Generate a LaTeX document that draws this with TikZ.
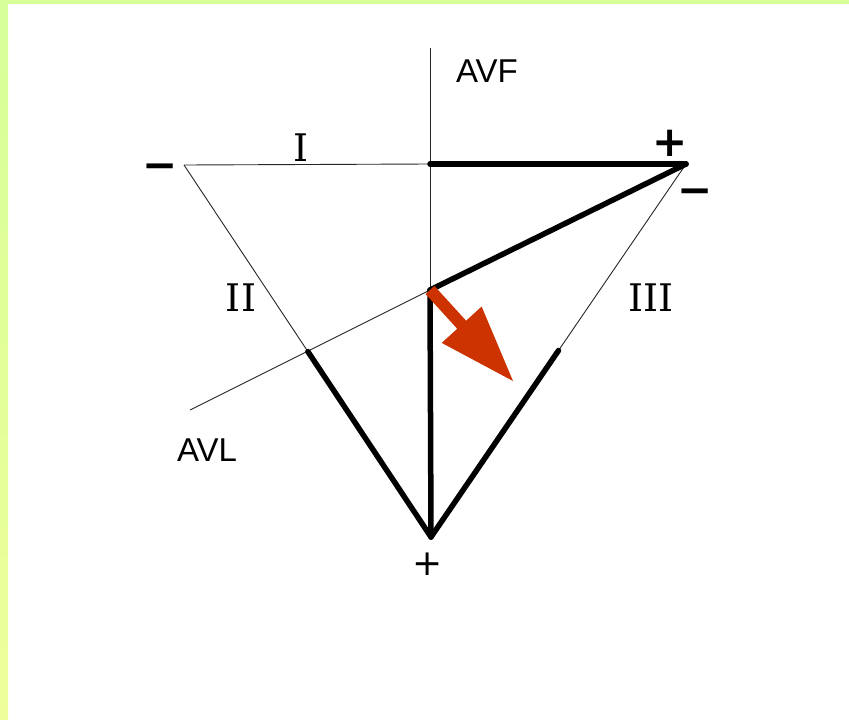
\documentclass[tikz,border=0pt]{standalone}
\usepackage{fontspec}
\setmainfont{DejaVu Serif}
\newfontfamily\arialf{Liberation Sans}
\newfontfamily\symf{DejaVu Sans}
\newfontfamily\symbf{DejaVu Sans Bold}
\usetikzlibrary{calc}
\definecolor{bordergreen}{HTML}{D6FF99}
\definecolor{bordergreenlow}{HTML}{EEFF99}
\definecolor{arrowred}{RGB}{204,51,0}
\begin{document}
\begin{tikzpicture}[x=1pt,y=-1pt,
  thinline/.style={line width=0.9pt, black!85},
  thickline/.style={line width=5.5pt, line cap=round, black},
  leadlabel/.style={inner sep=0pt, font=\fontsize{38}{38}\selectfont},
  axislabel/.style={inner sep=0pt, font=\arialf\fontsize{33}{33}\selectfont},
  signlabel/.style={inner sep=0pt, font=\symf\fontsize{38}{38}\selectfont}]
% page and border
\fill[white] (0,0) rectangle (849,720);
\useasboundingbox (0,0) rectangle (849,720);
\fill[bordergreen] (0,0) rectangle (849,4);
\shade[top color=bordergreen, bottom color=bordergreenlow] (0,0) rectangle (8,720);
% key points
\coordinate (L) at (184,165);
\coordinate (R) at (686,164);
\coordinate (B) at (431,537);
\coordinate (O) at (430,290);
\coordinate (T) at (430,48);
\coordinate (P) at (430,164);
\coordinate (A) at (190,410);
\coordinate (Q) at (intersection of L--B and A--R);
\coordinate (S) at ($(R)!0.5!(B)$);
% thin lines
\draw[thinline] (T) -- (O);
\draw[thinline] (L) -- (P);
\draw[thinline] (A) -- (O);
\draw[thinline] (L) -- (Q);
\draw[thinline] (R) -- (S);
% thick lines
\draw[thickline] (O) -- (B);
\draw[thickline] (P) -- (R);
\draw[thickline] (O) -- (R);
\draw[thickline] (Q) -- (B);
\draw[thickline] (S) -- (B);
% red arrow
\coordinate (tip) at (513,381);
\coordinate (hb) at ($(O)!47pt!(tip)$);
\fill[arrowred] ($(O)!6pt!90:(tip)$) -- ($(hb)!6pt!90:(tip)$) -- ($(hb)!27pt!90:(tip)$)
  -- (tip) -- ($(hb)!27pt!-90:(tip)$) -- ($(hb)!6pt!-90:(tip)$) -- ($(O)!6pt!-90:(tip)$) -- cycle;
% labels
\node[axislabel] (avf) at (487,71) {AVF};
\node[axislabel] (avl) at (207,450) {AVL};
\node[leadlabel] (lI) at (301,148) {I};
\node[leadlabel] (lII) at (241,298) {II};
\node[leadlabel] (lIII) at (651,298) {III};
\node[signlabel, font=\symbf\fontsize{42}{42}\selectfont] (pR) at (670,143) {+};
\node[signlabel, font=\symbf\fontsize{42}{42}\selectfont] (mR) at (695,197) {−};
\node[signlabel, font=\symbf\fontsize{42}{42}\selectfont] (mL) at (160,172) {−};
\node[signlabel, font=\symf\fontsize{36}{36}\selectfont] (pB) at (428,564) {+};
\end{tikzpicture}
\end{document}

# # # #

» Your task:
From start to finish, output the listing exactly, but omit its pictures.

» Result:
Generate a LaTeX document that draws this with TikZ.
\documentclass[tikz,border=0pt]{standalone}
\usepackage{fontspec}
\setmainfont{DejaVu Serif}
\newfontfamily\arialf{Liberation Sans}
\newfontfamily\symf{DejaVu Sans}
\newfontfamily\symbf{DejaVu Sans Bold}
\usetikzlibrary{calc}
\definecolor{bordergreen}{HTML}{D6FF99}
\definecolor{bordergreenlow}{HTML}{EEFF99}
\definecolor{arrowred}{RGB}{204,51,0}
\begin{document}
\begin{tikzpicture}[x=1pt,y=-1pt,
  thinline/.style={line width=0.9pt, black!85},
  thickline/.style={line width=5.5pt, line cap=round, black},
  leadlabel/.style={inner sep=0pt, font=\fontsize{38}{38}\selectfont},
  axislabel/.style={inner sep=0pt, font=\arialf\fontsize{33}{33}\selectfont},
  signlabel/.style={inner sep=0pt, font=\symf\fontsize{38}{38}\selectfont}]
% page and border
\fill[white] (0,0) rectangle (849,720);
\useasboundingbox (0,0) rectangle (849,720);
\fill[bordergreen] (0,0) rectangle (849,4);
\shade[top color=bordergreen, bottom color=bordergreenlow] (0,0) rectangle (8,720);
% key points
\coordinate (L) at (184,165);
\coordinate (R) at (686,164);
\coordinate (B) at (431,537);
\coordinate (O) at (430,290);
\coordinate (T) at (430,48);
\coordinate (P) at (430,164);
\coordinate (A) at (190,410);
\coordinate (Q) at (intersection of L--B and A--R);
\coordinate (S) at ($(R)!0.5!(B)$);
% thin lines
\draw[thinline] (T) -- (O);
\draw[thinline] (L) -- (P);
\draw[thinline] (A) -- (O);
\draw[thinline] (L) -- (Q);
\draw[thinline] (R) -- (S);
% thick lines
\draw[thickline] (O) -- (B);
\draw[thickline] (P) -- (R);
\draw[thickline] (O) -- (R);
\draw[thickline] (Q) -- (B);
\draw[thickline] (S) -- (B);
% red arrow
\coordinate (tip) at (513,381);
\coordinate (hb) at ($(O)!47pt!(tip)$);
\fill[arrowred] ($(O)!6pt!90:(tip)$) -- ($(hb)!6pt!90:(tip)$) -- ($(hb)!27pt!90:(tip)$)
  -- (tip) -- ($(hb)!27pt!-90:(tip)$) -- ($(hb)!6pt!-90:(tip)$) -- ($(O)!6pt!-90:(tip)$) -- cycle;
% labels
\node[axislabel] (avf) at (487,71) {AVF};
\node[axislabel] (avl) at (207,450) {AVL};
\node[leadlabel] (lI) at (301,148) {I};
\node[leadlabel] (lII) at (241,298) {II};
\node[leadlabel] (lIII) at (651,298) {III};
\node[signlabel, font=\symbf\fontsize{42}{42}\selectfont] (pR) at (670,143) {+};
\node[signlabel, font=\symbf\fontsize{42}{42}\selectfont] (mR) at (695,197) {−};
\node[signlabel, font=\symbf\fontsize{42}{42}\selectfont] (mL) at (160,172) {−};
\node[signlabel, font=\symf\fontsize{36}{36}\selectfont] (pB) at (428,564) {+};
\end{tikzpicture}
\end{document}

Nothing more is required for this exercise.